◆ **SET EXERCISE**
Extract the lines of the material below, beginning with the first and ending with the line that holds "const holdTicks = [-300,-200,-100,0,100];". Skip every picture.

◆ **DATA SHOWN**
>>>>
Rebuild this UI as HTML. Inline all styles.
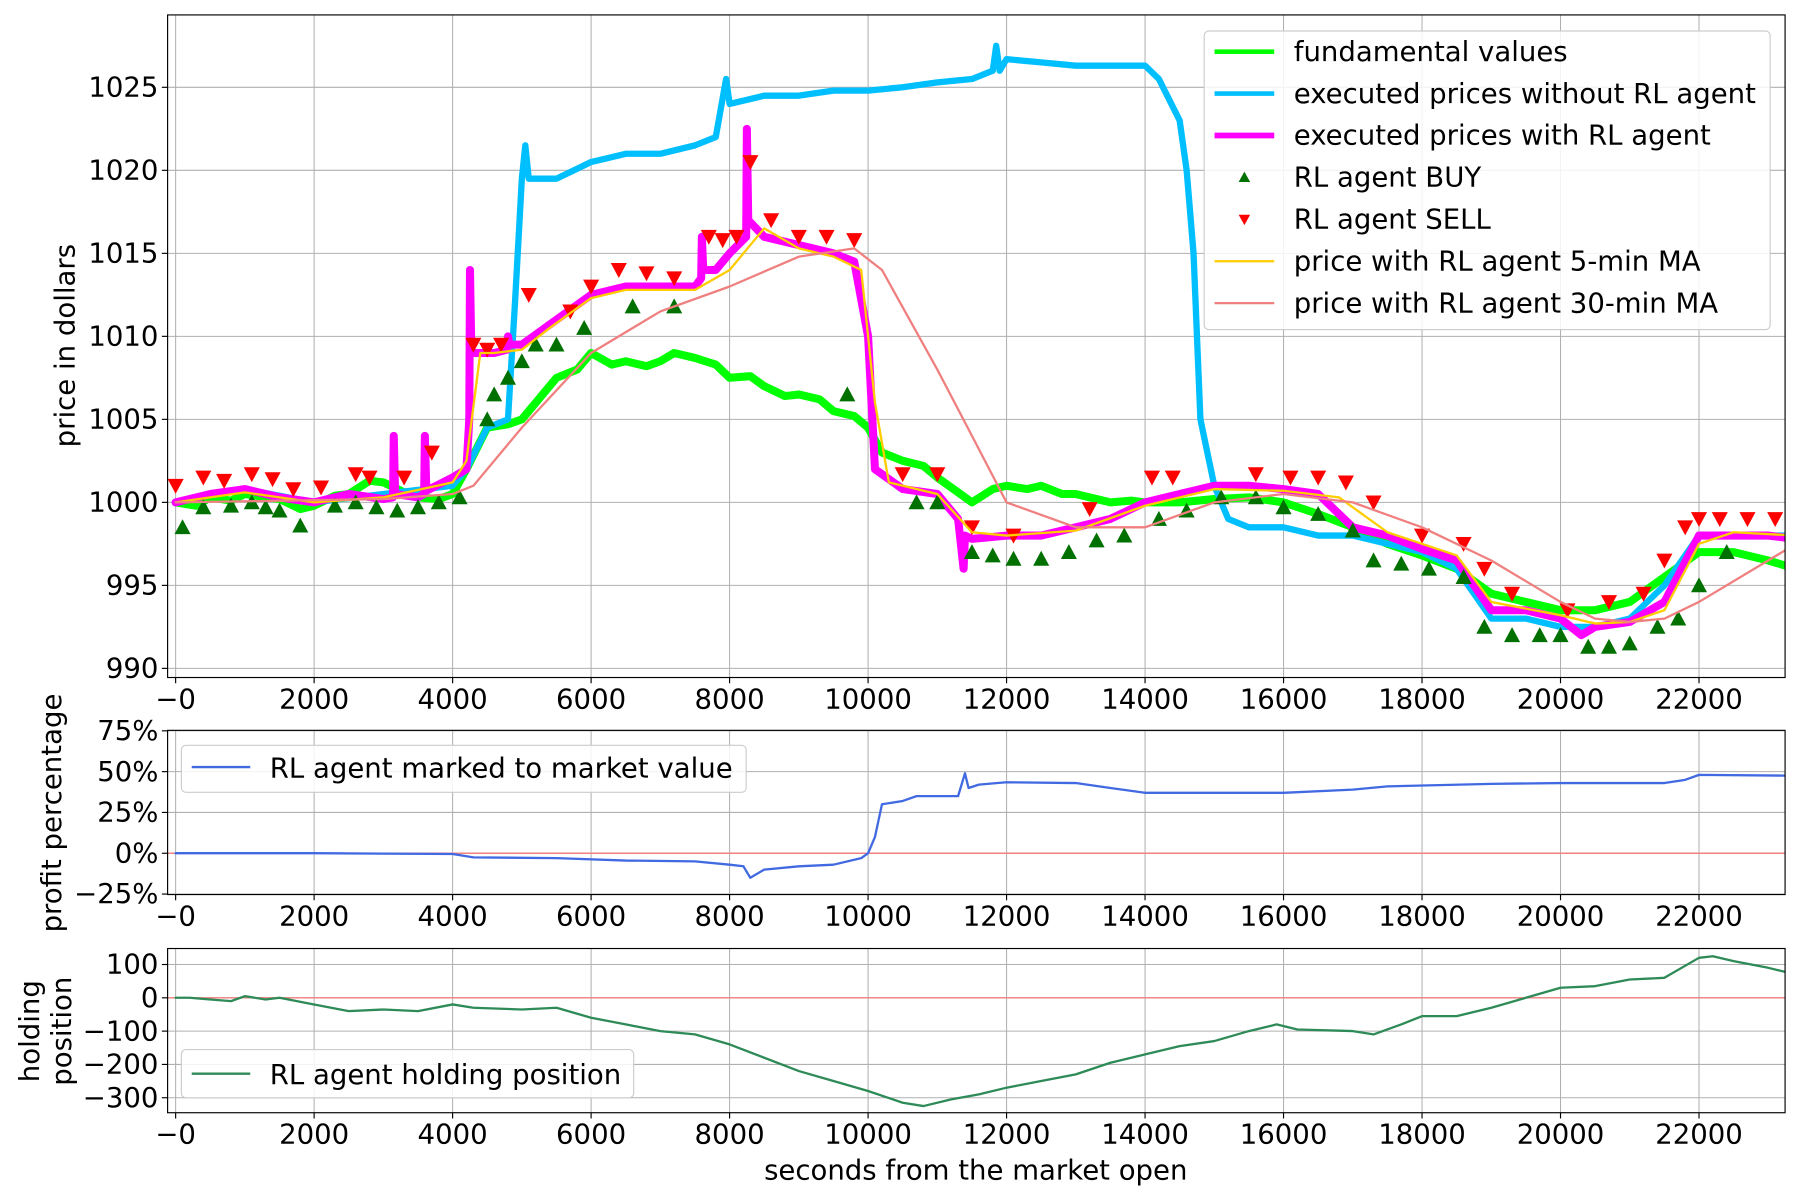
<!DOCTYPE html>
<html><head><meta charset="utf-8"><title>RL agent market chart</title>
<style>html,body{margin:0;padding:0;background:#fff}svg{display:block;font-family:"DejaVu Sans","Liberation Sans",sans-serif}</style>
</head><body>
<svg id="chart" width="1800" height="1200" viewBox="0 0 1568 1045" preserveAspectRatio="none" xmlns="http://www.w3.org/2000/svg"></svg>
<script>
// ---------- data ----------
const xTicks = [0,2000,4000,6000,8000,10000,12000,14000,16000,18000,20000,22000];
const priceTicks = [990,995,1000,1005,1010,1015,1020,1025];
const profitTicks = [-25,0,25,50,75];
const holdTicks = [-300,-200,-100,0,100];

const fundT = [0,300,500,800,1000,1300,1500,1800,2000,2300,2500,2800,3000,3300,3500,3800,4000,4200,4500,4800,5000,5300,5500,5800,6000,6300,6500,6800,7000,7200,7500,7800,8000,8300,8500,8800,9000,9300,9500,9800,10000,10200,10500,10800,11000,11300,11500,11800,12000,12300,12500,12800,13000,13300,13500,13800,14000,14500,15000,15500,16000,16500,17000,17500,18000,18500,19000,19500,20000,20500,21000,21500,22000,22500,23000,23400];
const fundV = [1000,999.8,1000.3,1000.1,1000.5,1000.3,1000.2,999.6,999.8,1000.4,1000.5,1001.3,1001.2,1000.6,1000.3,1000.2,1000.5,1002,1004.5,1004.7,1005,1006.5,1007.5,1008,1009,1008.3,1008.5,1008.2,1008.5,1009,1008.7,1008.3,1007.5,1007.6,1007,1006.4,1006.5,1006.2,1005.5,1005.2,1004.5,1003,1002.5,1002.2,1001.5,1000.6,1000,1000.8,1001,1000.8,1001,1000.5,1000.5,1000.2,1000,1000.1,1000,1000,1000.2,1000.3,1000,999.3,998.5,997.5,996.8,996,994.5,994,993.5,993.5,994,995.5,997,997,996.5,996];

const noRlT = [0,500,1000,2000,3000,4000,4200,4500,4800,4900,5000,5050,5100,5150,5500,6000,6500,7000,7500,7800,7950,8000,8500,9000,9500,10000,10500,11000,11500,11800,11850,11900,12000,12500,13000,14000,14200,14500,14600,14700,14800,15000,15200,15500,16000,16500,17000,17500,18000,18500,19000,19500,20000,20500,21000,21500,22000,22500,23000,23400];
const noRlV = [1000,1000.5,1000.8,1000,1000.5,1001,1002,1004.5,1005,1012,1019.5,1021.5,1019.5,1019.5,1019.5,1020.5,1021,1021,1021.5,1022,1025.5,1024,1024.5,1024.5,1024.8,1024.8,1025,1025.3,1025.5,1026,1027.5,1026,1026.7,1026.5,1026.3,1026.3,1025.5,1023,1020,1015,1005,1001,999,998.5,998.5,998,998,997.5,997,996,993,993,992.5,992.5,993,995,998,998,998,998];

const rlT = [0,500,1000,1500,2000,2500,3000,3140,3150,3170,3500,3590,3600,3620,4000,4200,4240,4250,4270,4300,4600,4790,4800,4820,5000,5500,6000,6500,7000,7500,7590,7600,7620,7800,8000,8240,8250,8270,8500,9000,9500,9800,10000,10100,10500,11000,11300,11380,11400,11500,12000,12500,13000,13500,14000,14500,15000,15500,16000,16500,17000,17500,18000,18500,19000,19500,20000,20300,20500,21000,21500,22000,22500,23000,23400];
const rlV = [1000,1000.5,1000.8,1000.3,1000,1000.5,1000.2,1000.3,1004,1000.5,1000.3,1000.5,1004,1000.7,1001.5,1002,1005,1014,1009,1009,1009,1009.2,1010,1009.5,1009.5,1011,1012.5,1013,1013,1013,1013.5,1016,1014,1014,1015,1016,1022.5,1017,1016,1015.5,1015,1014.5,1010,1002,1000.8,1000.5,999,996,998,997.8,998,998,998.5,999,1000,1000.5,1001,1001,1000.8,1000.5,998.5,998,997.2,996.5,993.5,993.5,993,992,992.5,992.8,994,998,998,998,997.8];

const ma5T = [0,1000,2000,3000,4000,4200,4400,4600,5000,5400,6000,6500,7000,7500,8000,8300,8500,9000,9500,9900,10100,10300,11000,11500,12000,13000,14000,15000,16000,16800,17500,18500,19000,20000,20500,21000,21500,22000,22500,23400];
const ma5V = [1000,1000.6,1000,1000.3,1001.2,1002.5,1009,1009,1009.2,1010.5,1012.3,1012.8,1012.8,1012.8,1014,1015.5,1016.5,1015.3,1014.8,1014,1006,1001.2,1000.5,998.2,998,998.3,999.8,1000.8,1000.7,1000.3,998.2,996.8,994,993.2,992.7,992.8,993.5,997.5,998.2,998];

const ma30T = [0,3000,4000,4300,5000,6000,7000,8000,9000,9800,10200,11000,11500,12000,13000,14000,15000,16000,17000,18000,19000,20000,20500,21000,21500,22000,23400];
const ma30V = [1000,1000.2,1000.5,1001,1004.5,1009,1011.5,1013,1014.8,1015.3,1014,1008,1004,1000,998.5,998.5,1000,1000.5,1000,998.5,996.5,994,993,992.8,993,994,997.5];

const buyT = [100,400,800,1100,1300,1500,1800,2300,2600,2900,3200,3500,3800,4100,4500,4600,4800,5000,5200,5500,5900,6600,7200,9700,10700,11000,11500,11800,12100,12500,12900,13300,13700,14200,14600,15100,15600,16000,16500,17000,17300,17700,18100,18600,18900,19300,19700,20000,20400,20700,21000,21400,21700,22000,22400];
const buyV = [998.5,999.7,999.8,1000,999.7,999.5,998.6,999.8,1000,999.7,999.5,999.7,1000,1000.3,1005,1006.5,1007.5,1008.5,1009.5,1009.5,1010.5,1011.8,1011.8,1006.5,1000,1000,997,996.8,996.6,996.6,997,997.7,998,999,999.5,1000.3,1000.3,999.7,999.3,998.3,996.5,996.3,996,995.5,992.5,992,992,992,991.3,991.3,991.5,992.5,993,995,997];

const sellT = [0,400,700,1100,1400,1700,2100,2600,2800,3300,3700,4300,4500,4700,5100,5700,6000,6400,6800,7200,7700,7900,8100,8300,8600,9000,9400,9800,10500,11000,11500,12100,13200,14100,14400,15600,16100,16500,16900,17300,18000,18600,18900,19300,20100,20700,21200,21500,21800,22000,22300,22700,23100];
const sellV = [1001,1001.5,1001.3,1001.7,1001.4,1000.8,1000.9,1001.7,1001.5,1001.5,1003,1009.5,1009.2,1009.5,1012.5,1011.5,1013,1014,1013.8,1013.5,1016,1015.8,1016,1020.5,1017,1016,1016,1015.8,1001.7,1001.7,998.5,998,999.6,1001.5,1001.5,1001.7,1001.5,1001.5,1001.2,1000,998,997.5,996,994.5,993.5,994,994.5,996.5,998.5,999,999,999,999];

const profT = [0,2000,4000,4300,5500,6500,7500,8000,8200,8300,8500,9000,9500,9900,10000,10100,10200,10500,10700,11300,11400,11450,11600,12000,13000,13500,14000,15000,16000,17000,17500,19000,20000,21500,21800,22000,23400];
const profV = [0,0,-0.5,-2.5,-3,-4.5,-5,-7,-8,-15,-10,-8,-7,-3,0,10,30,32,35,35,49,40,42,43.5,43,40,37,37,37,39,41,42.5,43,43,45,48,47.5];

const holdT = [0,200,500,800,1000,1300,1500,2000,2500,3000,3500,4000,4300,5000,5500,6000,6500,7000,7500,8000,9000,9500,10000,10500,10800,11200,11600,12000,12500,13000,13500,14000,14500,15000,15500,15900,16200,17000,17300,17700,18000,18500,19000,19500,20000,20500,21000,21500,22000,22200,22500,23000,23400];
const holdV = [0,0,-5,-10,5,-5,0,-20,-40,-35,-40,-20,-30,-35,-30,-60,-80,-100,-110,-140,-220,-250,-280,-315,-325,-305,-290,-270,-250,-230,-195,-170,-145,-130,-100,-80,-95,-100,-110,-80,-55,-55,-30,0,30,35,55,60,120,125,110,90,70];

// ---------- rendering ----------
const NS = "http://www.w3.org/2000/svg";
const svg = document.getElementById('chart');
const FS = 24;
function mk(tag, attrs, parent){const e=document.createElementNS(NS,tag);for(const k in attrs)e.setAttribute(k,attrs[k]);(parent||svg).appendChild(e);return e;}
const XL=146, XR=1555, XMIN=-116, XMAX=23243;
const xS = v => XL + (v-XMIN)/(XMAX-XMIN)*(XR-XL);
function yScale(top,bot,vmax,vmin){return v => top + (vmax-v)/(vmax-vmin)*(bot-top);}
const yP = yScale(13,590,1029.36,989.45);
const yR = yScale(636,779,75.3,-25.3);
const yH = yScale(826,969,148,-345);

function panel(name,top,bot,yS,ticks,fmt){
  const g=mk('g',{});
  
  
  xTicks.forEach(t=>{mk('line',{x1:xS(t),x2:xS(t),y1:top,y2:bot,stroke:'#b0b0b0','stroke-width':0.9},g);
    mk('line',{x1:xS(t),x2:xS(t),y1:bot,y2:bot+5,stroke:'#000','stroke-width':1},g);
    const tx=mk('text',{x:xS(t),y:bot+27,'font-size':FS,'text-anchor':'middle'},g);tx.textContent=(t===0?'\u22120':String(t));
    
    });
  ticks.forEach(t=>{const y=yS(t);mk('line',{x1:XL,x2:XR,y1:y,y2:y,stroke:'#b0b0b0','stroke-width':0.9},g);
    mk('line',{x1:XL-5,x2:XL,y1:y,y2:y,stroke:'#000','stroke-width':1},g);
    const tx=mk('text',{x:XL-8,y:y+8,'font-size':FS,'text-anchor':'end'},g);tx.textContent=fmt(t);
    
    });
  return g;
}
function frame(top,bot){mk('rect',{x:XL,y:top,width:XR-XL,height:bot-top,fill:'none',stroke:'#000','stroke-width':1});}
function line(ts,vs,yS,color,w,name,clip){
  const d=ts.map((t,i)=>(i?'L':'M')+xS(t).toFixed(1)+','+yS(vs[i]).toFixed(1)).join('');
  const p=mk('path',{d:d,fill:'none',stroke:color,'stroke-width':w,'stroke-linejoin':'round','stroke-linecap':'round','clip-path':'url(#'+clip+')'});
  
  
  return p;
}
const defs=mk('defs',{});
[['c1',13,590],['c2',636,779],['c3',826,969]].forEach(c=>{const cp=mk('clipPath',{id:c[0]},defs);mk('rect',{x:XL,y:c[1],width:XR-XL,height:c[2]-c[1]},cp);});

// Panel 1
panel('price-panel',13,590,yP,priceTicks,t=>String(t));
line(fundT,fundV,yP,'#00ff00',7,'fundamental-values-line','c1');
line(noRlT,noRlV,yP,'#00bfff',5.5,'executed-prices-without-rl-line','c1');
line(rlT,rlV,yP,'#ff00ff',7,'executed-prices-with-rl-line','c1');
buyT.forEach((t,i)=>{const x=xS(t),y=yP(buyV[i]);
  const m=mk('polygon',{points:`${x-7},${y+6} ${x+7},${y+6} ${x},${y-7}`,fill:'#007000','clip-path':'url(#c1)'});
  
  });
sellT.forEach((t,i)=>{const x=xS(t),y=yP(sellV[i]);
  const m=mk('polygon',{points:`${x-7},${y-6} ${x+7},${y-6} ${x},${y+7}`,fill:'#ff0000','clip-path':'url(#c1)'});
  
  });
line(ma5T,ma5V,yP,'#ffcc00',2,'ma5-line','c1');
line(ma30T,ma30V,yP,'#f08080',2,'ma30-line','c1');
frame(13,590);

// Panel 2
panel('profit-panel',636,779,yR,profitTicks,t=>(t<0?'\u2212'+(-t):t)+'%');
mk('line',{x1:XL,x2:XR,y1:yR(0),y2:yR(0),stroke:'#f08080','stroke-width':1.3});
line(profT,profV,yR,'#4169e1',2,'profit-line','c2');
frame(636,779);

// Panel 3
panel('holding-panel',826,969,yH,holdTicks,t=>(t<0?'\u2212'+(-t):String(t)));
mk('line',{x1:XL,x2:XR,y1:yH(0),y2:yH(0),stroke:'#f08080','stroke-width':1.3});
line(holdT,holdV,yH,'#2e8b57',2,'holding-line','c3');
frame(826,969);

// Axis titles
function txt(s,x,y,size,name,rot,anchor){const t=mk('text',{x:x,y:y,'font-size':size,'text-anchor':anchor||'middle'});
  if(rot)t.setAttribute('transform',`rotate(-90 ${x} ${y})`);t.textContent=s;
  
  return t;}
txt('price in dollars',65,301,FS,'y-axis-title-price',true);
txt('profit percentage',53,708,FS,'y-axis-title-profit',true);
txt('holding',34,898,FS,'y-axis-title-holding-1',true);
txt('position',62,898,FS,'y-axis-title-holding-2',true);
txt('seconds from the market open',850,1027,FS,'x-axis-title');

// Legend main
const lg=mk('g',{});


mk('rect',{x:1049,y:27,width:493,height:260,rx:4,fill:'#fff','fill-opacity':0.85,stroke:'#ccc'},lg);
const legItems=[['fundamental values','#00ff00',4,'line'],['executed prices without RL agent','#00bfff',4,'line'],['executed prices with RL agent','#ff00ff',5,'line'],['RL agent BUY','#007000',0,'up'],['RL agent SELL','#ff0000',0,'down'],['price with RL agent 5-min MA','#ffcc00',2,'line'],['price with RL agent 30-min MA','#f08080',2,'line']];
legItems.forEach((it,i)=>{const y=45+i*36.5;
  if(it[3]==='line')mk('line',{x1:1058,x2:1110,y1:y,y2:y,stroke:it[1],'stroke-width':it[2]},lg);
  else if(it[3]==='up')mk('polygon',{points:`${1079},${y+4} ${1089},${y+4} ${1084},${y-5}`,fill:it[1]},lg);
  else mk('polygon',{points:`${1079},${y-4} ${1089},${y-4} ${1084},${y+5}`,fill:it[1]},lg);
  const t=mk('text',{x:1127,y:y+8,'font-size':FS},lg);t.textContent=it[0];
  
  });

const l2=mk('g',{});


mk('rect',{x:158,y:649,width:492,height:41,rx:4,fill:'#fff','fill-opacity':0.85,stroke:'#ccc'},l2);
mk('line',{x1:167,x2:218,y1:668,y2:668,stroke:'#4169e1','stroke-width':2},l2);
const t2=mk('text',{x:235,y:677,'font-size':FS},l2);t2.textContent='RL agent marked to market value';

const l3=mk('g',{});


mk('rect',{x:158,y:914,width:394,height:42,rx:4,fill:'#fff','fill-opacity':0.85,stroke:'#ccc'},l3);
mk('line',{x1:167,x2:218,y1:935,y2:935,stroke:'#2e8b57','stroke-width':2},l3);
const t3=mk('text',{x:235,y:944,'font-size':FS},l3);t3.textContent='RL agent holding position';
</script>
</body></html>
<<<<
◆ **WRITTEN RESPONSE**
Rebuild this UI as HTML. Inline all styles.
<!DOCTYPE html>
<html><head><meta charset="utf-8"><title>RL agent market chart</title>
<style>html,body{margin:0;padding:0;background:#fff}svg{display:block;font-family:"DejaVu Sans","Liberation Sans",sans-serif}</style>
</head><body>
<svg id="chart" width="1800" height="1200" viewBox="0 0 1568 1045" preserveAspectRatio="none" xmlns="http://www.w3.org/2000/svg"></svg>
<script>
// ---------- data ----------
const xTicks = [0,2000,4000,6000,8000,10000,12000,14000,16000,18000,20000,22000];
const priceTicks = [990,995,1000,1005,1010,1015,1020,1025];
const profitTicks = [-25,0,25,50,75];
const holdTicks = [-300,-200,-100,0,100];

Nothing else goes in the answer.